Thursday, April 18, 2024

Anime Impact: Wonder Egg Priority doesn’t hide the atrocities queer communities face

Content Warning: This feature on Wonder Egg Priority will reference sexual abuse, transphobia, emotional distress

Having seen cute designs of girls from posts on Twitter, I decided to go into Wonder Egg Priority without any research, hoping that I wasn’t easily swindled by pretty colors accompanied with a bad sour plot. I was welcomed by an anime that was super similar to Puella Magi Madoka Magica, but with a fresh new artistic vision, sprinkled with a touch of sci-fi horror.

Wonder Egg Priority is a psychological horror anime that just wrapped up its first season this March. You follow Ai, the main protagonist, Momoe, Rika, and Neiru, and their battles of survival fighting villains in their dreams (literally not metaphorically), to help the spirits of dead kids cross over and rest in peace. More importantly, earn the chance to revive friends of the protagonists’, who’ve died under devastating circumstances.

The anime was created by Shin Nojima, who is known for writing and directing many Japanese dramas like Flower Shop Without Rose, Oniichan, Gacha, and more, with designs by Saki Takahashi, known for animating in Darling In The FranXX and Akame ga Kill! With such a powerful duo, I knew watching this would be a fun mess, but was not prepared for the most complicated breakdown of why things are happening in anime I’ve seen as of today. However, it does it in the most visually stimulating way.

Viewers follow Ai, Momoe, Rika, and Neiru on a very different kind of Magical Girl Adventure

Ai, who you follow throughout most of the show, is a middle school student who gets bullied over her quiet personality and heterochromia, where an individual has two different coloured eyes. She soon meets Koito, a just as quiet girl who sparks a friendship with Ai. As all anime does, it goes through a montage of how close they girls get and how much they really love each other, before succumbing to the familiar formula of something sad happening. In this case Koito commits suicide, leaving Ai wondering how this could’ve happened, and being unable to go to school for months because she feels she’s at fault.

Months later, Ai is told by two entities, who look like fashion school mannequins, that she is being given a chance to bring Koito back to life, but only if Ai can protect the spirits of young kids who have also committed suicide. To protect them, Ai must use the period of time where she is dreaming to defeat the giant villain that is keeping the kids from passing over. The other main protagonists also have lost loved ones they want to desperately bring back to life as well, and so they were given the same chance. Momoe lost a girlfriend that was in love with her, Rika lost a committed fan of hers from when she was an idol, and Neiru wants her sister back.

The spirits of the kids in Wonder Egg Priority hatch from eggs at the start of the protagonists’ dream (hence the anime’s name), and must survive a villain, which is a manifestation of the reason they died. This manifestation must then be eradicated. 

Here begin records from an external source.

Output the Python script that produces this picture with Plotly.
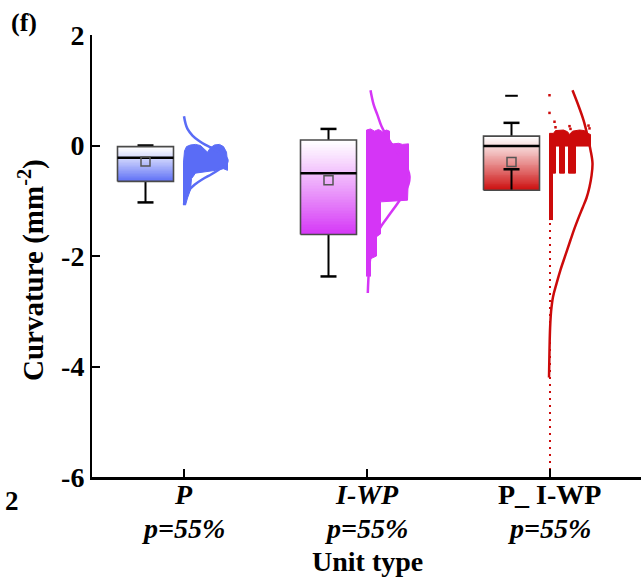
import plotly.graph_objects as go

# ---------------- data ----------------
categories = ["P", "I-WP", "P_ I-WP"]
label_row1 = ["<b><i>P</i></b>", "<b><i>I-WP</i></b>", "<b>P_ I-WP</b>"]
label_row2 = ["<b><i>p=55%</i></b>", "<b><i>p=55%</i></b>", "<b><i>p=55%</i></b>"]
y_ticks = [2, 0, -2, -4, -6]
y_tick_text = ["2", "0", "-2", "-4", "-6"]

q1 = [-0.65, -1.61, -0.81]
median = [-0.22, -0.50, -0.01]
q3 = [-0.02, 0.10, 0.17]
whisk_low = [-1.03, -2.37, -0.43]
whisk_high = [0.00, 0.30, 0.41]
means = [-0.29, -0.63, -0.30]
outliers = [[], [], [0.90]]
colors = ["#5a6cf6", "#d535f6", "#cc0a0a"]

# density curves (relative width in screen px, value)
curve_P_w = [0.5, 2, 4, 9, 15, 22, 30, 38, 43, 44, 42, 36, 28, 19, 11, 5, 2, 0.5]
curve_P_y = [0.53, 0.40, 0.30, 0.18, 0.09, 0.01, -0.06, -0.15, -0.23, -0.28, -0.35, -0.43, -0.52, -0.61, -0.71, -0.82, -0.93, -1.07]
curve_IWP_w = [4, 7, 11, 15, 20, 25, 31, 37, 41, 43, 42, 38, 31, 23, 15, 9, 5, 2.5, 1.3]
curve_IWP_y = [1.00, 0.75, 0.55, 0.35, 0.18, 0.03, -0.12, -0.28, -0.42, -0.56, -0.70, -0.86, -1.05, -1.25, -1.45, -1.65, -1.89, -2.25, -2.67]
curve_PIWP_w = [23, 29, 34, 38, 41, 43, 42, 40, 37, 33, 29, 25, 21, 16, 11, 7, 3.5, 1.6, 0.6, 0.0, -0.5]
curve_PIWP_y = [1.00, 0.72, 0.46, 0.18, -0.08, -0.32, -0.55, -0.75, -0.95, -1.13, -1.31, -1.50, -1.71, -1.98, -2.25, -2.50, -2.74, -3.00, -3.30, -3.70, -4.20]
curves_w = [curve_P_w, curve_IWP_w, curve_PIWP_w]
curves_y = [curve_P_y, curve_IWP_y, curve_PIWP_y]

# dense point clouds (outline: width px, value)
cloud_P_w = [0, 0, 1, 3, 7, 12, 17, 21, 24, 27, 31, 36, 40, 43, 44, 44, 40, 32, 22, 12, 8, 7, 4, 2]
cloud_P_y = [-1.08, -0.3, -0.1, -0.02, 0.01, 0.02, 0.0, -0.06, -0.12, -0.04, 0.01, 0.02, -0.02, -0.12, -0.3, -0.45, -0.42, -0.45, -0.48, -0.5, -0.6, -0.8, -0.95, -1.08]
cloud_IWP_w = [0, 0, 4, 8, 12, 16, 20, 23, 23, 27, 32, 36, 42, 42, 41, 30, 14, 14, 10, 10, 4, 4]
cloud_IWP_y = [-2.37, 0.28, 0.30, 0.26, 0.29, 0.25, 0.28, 0.26, 0.05, 0.03, 0.04, 0.02, 0.03, -0.5, -0.99, -1.0, -1.02, -1.6, -1.65, -2.0, -2.05, -2.37]
cloud_PIWP_w = [0, 0, 4, 6, 14, 18, 20, 23, 30, 35, 38, 41, 41, 26, 26, 19, 19, 15, 15, 10, 10, 6, 6, 3, 3]
cloud_PIWP_y = [-1.35, 0.22, 0.22, 0.27, 0.28, 0.25, 0.20, 0.26, 0.28, 0.27, 0.22, 0.20, -0.01, -0.01, -0.5, -0.5, -0.01, -0.01, -0.5, -0.5, -0.01, -0.01, -0.5, -0.5, -1.35]
clouds_w = [cloud_P_w, cloud_IWP_w, cloud_PIWP_w]
clouds_y = [cloud_P_y, cloud_IWP_y, cloud_PIWP_y]

# sparse single points of the last group (width px, value)
sparse_w = [0, 0, 5, 6, 20, 21, 39, 40]
sparse_y = [0.91, 0.59, 0.43, 0.33, 0.35, 0.30, 0.36, 0.31]
tail_y = [-6.0, -0.5]   # thin dotted tail of single points

# ---------------- geometry ----------------
W, H = 643, 579
ML, MR, MT, MB = 92, 2, 35, 102
XR = [-0.5, 2.5]
PW = W - ML - MR
UPX = (XR[1] - XR[0]) / PW          # data units per screen px
box_off = -38 * UPX
box_w = 56 * UPX
cap_w = 16 * UPX
FONT = "Liberation Serif"

def rgb(h):
    h = h.lstrip("#")
    return [int(h[i:i + 2], 16) for i in (0, 2, 4)]

fig = go.Figure()
N = 60
for i in range(3):
    xc = i + box_off
    c = rgb(colors[i])
    # gradient fill
    step = (q3[i] - q1[i]) / N
    bases, heights, cols = [], [], []
    for k in range(N):
        b = q1[i] + k * step
        t = 1 - (k + 0.5) / N          # 1 at bottom -> 0 at top
        t = t ** 1.1
        r = [round(255 + (cc - 255) * t) for cc in c]
        bases.append(b)
        heights.append(step * 1.02)
        cols.append(f"rgb({r[0]},{r[1]},{r[2]})")
    fig.add_trace(go.Bar(x=[xc] * N, y=heights, base=bases, width=box_w,
                         marker=dict(color=cols, line=dict(width=0)),
                         hoverinfo="skip", showlegend=False))
    l, r_ = xc - box_w / 2, xc + box_w / 2
    # whiskers
    for wv, qv in ((whisk_high[i], q3[i]), (whisk_low[i], q1[i])):
        fig.add_trace(go.Scatter(x=[xc, xc], y=[qv, wv], mode="lines",
                                 line=dict(color="black", width=2), showlegend=False))
        fig.add_trace(go.Scatter(x=[xc - cap_w / 2, xc + cap_w / 2], y=[wv, wv], mode="lines",
                                 line=dict(color="black", width=2.5), showlegend=False))
    # box outline
    fig.add_trace(go.Scatter(x=[l, r_, r_, l, l], y=[q1[i], q1[i], q3[i], q3[i], q1[i]],
                             mode="lines", line=dict(color="#4a4a4a", width=1.6), showlegend=False))
    # median
    fig.add_trace(go.Scatter(x=[l, r_], y=[median[i], median[i]], mode="lines",
                             line=dict(color="black", width=2.5), showlegend=False))
    # mean
    fig.add_trace(go.Scatter(x=[xc], y=[means[i]], mode="markers",
                             marker=dict(symbol="square-open", size=9, color="#555555",
                                         line=dict(width=1.5, color="#555555")), showlegend=False))
    if outliers[i]:
        fig.add_trace(go.Scatter(x=[xc] * len(outliers[i]), y=outliers[i], mode="markers",
                                 marker=dict(symbol="line-ew-open", size=9, color="black",
                                             line=dict(width=2, color="black")), showlegend=False))
    # cloud
    fig.add_trace(go.Scatter(x=[i + w * UPX for w in clouds_w[i]], y=clouds_y[i],
                             mode="lines", fill="toself", fillcolor=colors[i],
                             line=dict(color=colors[i], width=1), showlegend=False))
    # density curve
    fig.add_trace(go.Scatter(x=[i + w * UPX for w in curves_w[i]], y=curves_y[i],
                             mode="lines", line=dict(color=colors[i], width=2.5, shape="spline"),
                             showlegend=False))

# sparse points / tail of third group
fig.add_trace(go.Scatter(x=[2 + w * UPX for w in sparse_w], y=sparse_y, mode="markers",
                         marker=dict(symbol="square", size=2.5, color=colors[2]), showlegend=False))
fig.add_trace(go.Scatter(x=[2 + 0.5 * UPX] * 2, y=tail_y, mode="lines",
                         line=dict(color=colors[2], width=2, dash="2px,5px"), showlegend=False))

def px_x(p):
    return (p - ML) / PW

def px_y(p):
    return 1 - (p - MT) / (H - MT - MB)

ann = [
    dict(text="<b>(f)</b>", x=px_x(24), y=px_y(22), size=26),
    dict(text="<b>2</b>", x=px_x(12), y=px_y(501), size=27),
    dict(text="<b>Unit type</b>", x=px_x(367), y=px_y(561), size=28),
    dict(text="<b>Curvature (mm<sup>-2</sup>)</b>", x=px_x(31), y=px_y(270), size=29, angle=-90),
]
for a in ann:
    fig.add_annotation(text=a["text"], x=a["x"], y=a["y"], xref="paper", yref="paper",
                       showarrow=False, xanchor="center", yanchor="middle",
                       textangle=a.get("angle", 0),
                       font=dict(family=FONT, size=a["size"], color="black"))
# category labels (two rows under each tick)
for i in range(3):
    fig.add_annotation(text=label_row1[i], x=i, y=px_y(494), xref="x", yref="paper",
                       showarrow=False, xanchor="center", yanchor="middle",
                       font=dict(family=FONT, size=28, color="black"))
    fig.add_annotation(text=label_row2[i], x=i, y=px_y(528), xref="x", yref="paper",
                       showarrow=False, xanchor="center", yanchor="middle",
                       font=dict(family=FONT, size=28, color="black"))

fig.update_layout(
    width=W, height=H, margin=dict(l=ML, r=MR, t=MT, b=MB),
    paper_bgcolor="white", plot_bgcolor="white", barmode="overlay", bargap=0,
    font=dict(family=FONT, color="black"),
    showlegend=False,
)
fig.update_xaxes(range=XR, tickmode="array", tickvals=[0, 1, 2], showticklabels=False,
                 showline=True, linecolor="black", linewidth=3, showgrid=False, zeroline=False,
                 ticks="inside", ticklen=8, tickwidth=2, tickcolor="black")
fig.update_yaxes(range=[-6, 2], tickmode="array", tickvals=y_ticks, ticktext=[f"<b>{t}</b>" for t in y_tick_text],
                 showline=True, linecolor="black", linewidth=2, showgrid=False, zeroline=False,
                 ticks="inside", ticklen=8, tickwidth=2, tickcolor="black",
                 tickfont=dict(family=FONT, size=28, color="black"))

fig.write_html("out.html")
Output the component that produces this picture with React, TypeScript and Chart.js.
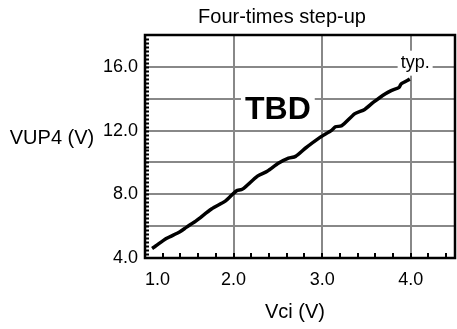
import React, { useEffect, useRef } from "react";
import { Chart, registerables } from "chart.js";

Chart.register(...registerables);

const chartTitle = "Four-times step-up";
const xAxisTitle = "Vci (V)";
const yAxisTitle = "VUP4 (V)";
const curveNote = "typ.";
const stampText = "TBD";

const vciValues = [1.08, 1.12, 1.24, 1.39, 1.47, 1.58, 1.75, 1.91, 2.03, 2.1, 2.27, 2.38, 2.51, 2.62, 2.7, 2.81, 2.96, 3.11, 3.15, 3.22, 3.37, 3.48, 3.58, 3.71, 3.78, 3.87, 3.89, 3.99];
const vupValues = [4.6, 4.75, 5.22, 5.63, 5.94, 6.35, 7.08, 7.59, 8.21, 8.32, 9.14, 9.45, 9.96, 10.27, 10.38, 10.89, 11.51, 12.03, 12.24, 12.3, 13.06, 13.33, 13.78, 14.3, 14.51, 14.71, 14.92, 15.23];

const xTickValues = [1, 2, 3, 4, 4.5];
const xTickLabels = ["1.0", "2.0", "3.0", "4.0", ""];
const yTickValues = [4, 6, 8, 10, 12, 14, 16, 18];
const yTickLabels = ["4.0", "", "8.0", "", "12.0", "", "16.0", ""];

const X_MIN = 1, X_MAX = 4.5, X_MINOR = 0.2;
const Y_MIN = 4, Y_MAX = 18, Y_MINOR = 0.25;

const FONT = "'Liberation Sans', Arial, sans-serif";

export default function App() {
  const ref = useRef<HTMLCanvasElement>(null);

  useEffect(() => {
    document.body.style.margin = "0";
    const canvas = ref.current;
    if (!canvas) return;

    const deco = {
      id: "deco",
      beforeDatasetsDraw(chart: any) {
        const ctx = chart.ctx;
        const xs = chart.scales.x;
        const ys = chart.scales.y;
        ctx.save();
        // TBD stamp
        ctx.font = `bold 32px ${FONT}`;
        const tx = xs.getPixelForValue(2.5);
        const ty = ys.getPixelForValue(13.35);
        const tw = ctx.measureText(stampText).width;
        ctx.fillStyle = "#fff";
        ctx.fillRect(tx - tw / 2 - 4, ty - 17, tw + 8, 34);
        ctx.fillStyle = "#000";
        ctx.textAlign = "center";
        ctx.textBaseline = "middle";
        ctx.fillText(stampText, tx, ty + 1);
        // typ. note
        ctx.font = `18px ${FONT}`;
        const nx = xs.getPixelForValue(4.05);
        const ny = ys.getPixelForValue(16.2);
        const nw = ctx.measureText(curveNote).width;
        ctx.fillStyle = "#fff";
        ctx.fillRect(nx - nw / 2 - 3, ny - 13, nw + 6, 25);
        ctx.fillStyle = "#000";
        ctx.fillText(curveNote, nx, ny - 1);
        ctx.restore();
      },
      afterDraw(chart: any) {
        const ctx = chart.ctx;
        const a = chart.chartArea;
        const xs = chart.scales.x;
        const ys = chart.scales.y;
        ctx.save();
        // minor ticks
        ctx.strokeStyle = "#000";
        ctx.lineWidth = 2;
        ctx.beginPath();
        for (let v = X_MIN + X_MINOR; v < X_MAX - 1e-6; v += X_MINOR) {
          const px = Math.round(xs.getPixelForValue(v));
          ctx.moveTo(px, a.bottom);
          ctx.lineTo(px, a.bottom - 5);
        }
        for (let v = Y_MIN + Y_MINOR; v < Y_MAX - 1e-6; v += Y_MINOR) {
          const py = Math.round(ys.getPixelForValue(v)) + 0.5;
          ctx.moveTo(a.left, py);
          ctx.lineTo(a.left + 4, py);
        }
        ctx.stroke();
        // frame
        ctx.lineWidth = 2.5;
        ctx.strokeRect(a.left, a.top, a.right - a.left, a.bottom - a.top);
        // titles
        ctx.fillStyle = "#000";
        ctx.textAlign = "center";
        ctx.textBaseline = "middle";
        ctx.font = `20px ${FONT}`;
        ctx.fillText(chartTitle, 282, 17);
        ctx.fillText(yAxisTitle, 52, 138);
        ctx.fillText(xAxisTitle, (a.left + a.right) / 2 - 5, 312);
        ctx.restore();
      },
    };

    const chart = new Chart(canvas, {
      type: "line",
      data: {
        datasets: [
          {
            data: vciValues.map((x, i) => ({ x, y: vupValues[i] })),
            borderColor: "#000",
            borderWidth: 3.5,
            pointRadius: 0,
            tension: 0.25,
            fill: false,
          },
        ],
      },
      options: {
        animation: false,
        responsive: true,
        maintainAspectRatio: false,
        layout: { padding: { top: 35, right: 2, left: 0, bottom: 0 } },
        plugins: { legend: { display: false }, tooltip: { enabled: false }, title: { display: false } },
        scales: {
          x: {
            type: "linear",
            min: X_MIN,
            max: X_MAX,
            afterBuildTicks: (axis: any) => {
              axis.ticks = xTickValues.map((value) => ({ value }));
            },
            afterFit: (axis: any) => {
              axis.height = 71;
              axis.paddingLeft = 0;
              axis.paddingRight = 0;
            },
            ticks: {
              callback: (value: any) => {
                const i = xTickValues.indexOf(Number(value));
                return i >= 0 ? xTickLabels[i] : "";
              },
              font: { family: FONT, size: 18 },
              color: "#000",
              padding: 11,
              align: "inner",
              maxRotation: 0,
              autoSkip: false,
            },
            grid: { color: "#888", lineWidth: 2, drawTicks: false },
            border: { display: false },
          },
          y: {
            type: "linear",
            min: Y_MIN,
            max: Y_MAX,
            afterBuildTicks: (axis: any) => {
              axis.ticks = yTickValues.map((value) => ({ value }));
            },
            afterFit: (axis: any) => {
              axis.width = 145;
              axis.paddingTop = 0;
              axis.paddingBottom = 0;
            },
            ticks: {
              callback: (value: any) => {
                const i = yTickValues.indexOf(Number(value));
                return i >= 0 ? yTickLabels[i] : "";
              },
              font: { family: FONT, size: 18 },
              color: "#000",
              padding: 7,
              autoSkip: false,
            },
            grid: { color: "#888", lineWidth: 2, drawTicks: false },
            border: { display: false },
          },
        },
      },
      plugins: [deco],
    } as any);

    return () => chart.destroy();
  }, []);

  return (
    <div style={{ position: "absolute", left: 0, top: 0, width: 457, height: 329 }}>
      <canvas ref={ref} />
    </div>
  );
}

The manifestions come in the forms of abusive coaches who push their students too far, diehard stalkers who copycat the idols who have committed suicide, body dysmorphia, cult leaders, and more. These manifestations showed me that in a really weird way, the anime describes the terrifying situations many young teens face everyday on screen perfectly, where just words could be seen as lacking. 

Momoe, one of my favorite characters in Wonder Egg, shows her insecurity in being a woman as she’s admired for her masculine features, so to lean on what people like her as, she passes as a boy, even though she desperately wants someone to notice her feminine side. Momoe ends up fighting two manifestations that left me speechless. One was manifested through a young girl’s fear of a dad’s friend who sexually abused her. Momoe learns the girl’s story, all the while trying to defeat the menacing pervert who calls out things like “you wanted me to touch you, you loved it.” The whole battle felt incredibly heavy emotionally, as the girl explained that she was overcome with the guilt of opening up about her abuse from her Dad’s co-worker, resulting in the company firing her dad, and her parents struggling.

Momoe faces down monsters – her own and others

The other manifestation that shook me to is formed by a young boy’s transphobic surroundings of no one understanding that he was never a girl, despite him knowing in his heart that he is a boy. Momoe’s own issues are reflected at this point and being towered over by a monster, continuing to spewing transphobic comments to the little boy, she becomes able to see that no one should have a hold like this on someone, making them insecure on how they really feel.

While I loved how Wonder Egg Priority shows serious problems people, especially young teenagers, go through, I can’t ignore the same issue I had with Madoka: conveying real problems through the torturing of the young, female protagonists. We know anime, and really any media, doesn’t have the best representation of women, and while Wonder Egg and Madoka get so right about how teens can feel, they throw that out when gruesome visuals become a part of it for what it feels for the sake of shocking an audience. As a woman myself, it makes me feel weird. Almost all horror media tends to lean on the side of hurting women, you see it with the infamous shower scenes, the close ups to villians putting their hands over mouths, having the backstory to killers involve their mothers being neglectful; its tiring when trying to return to horror in any end and being met with the same thing.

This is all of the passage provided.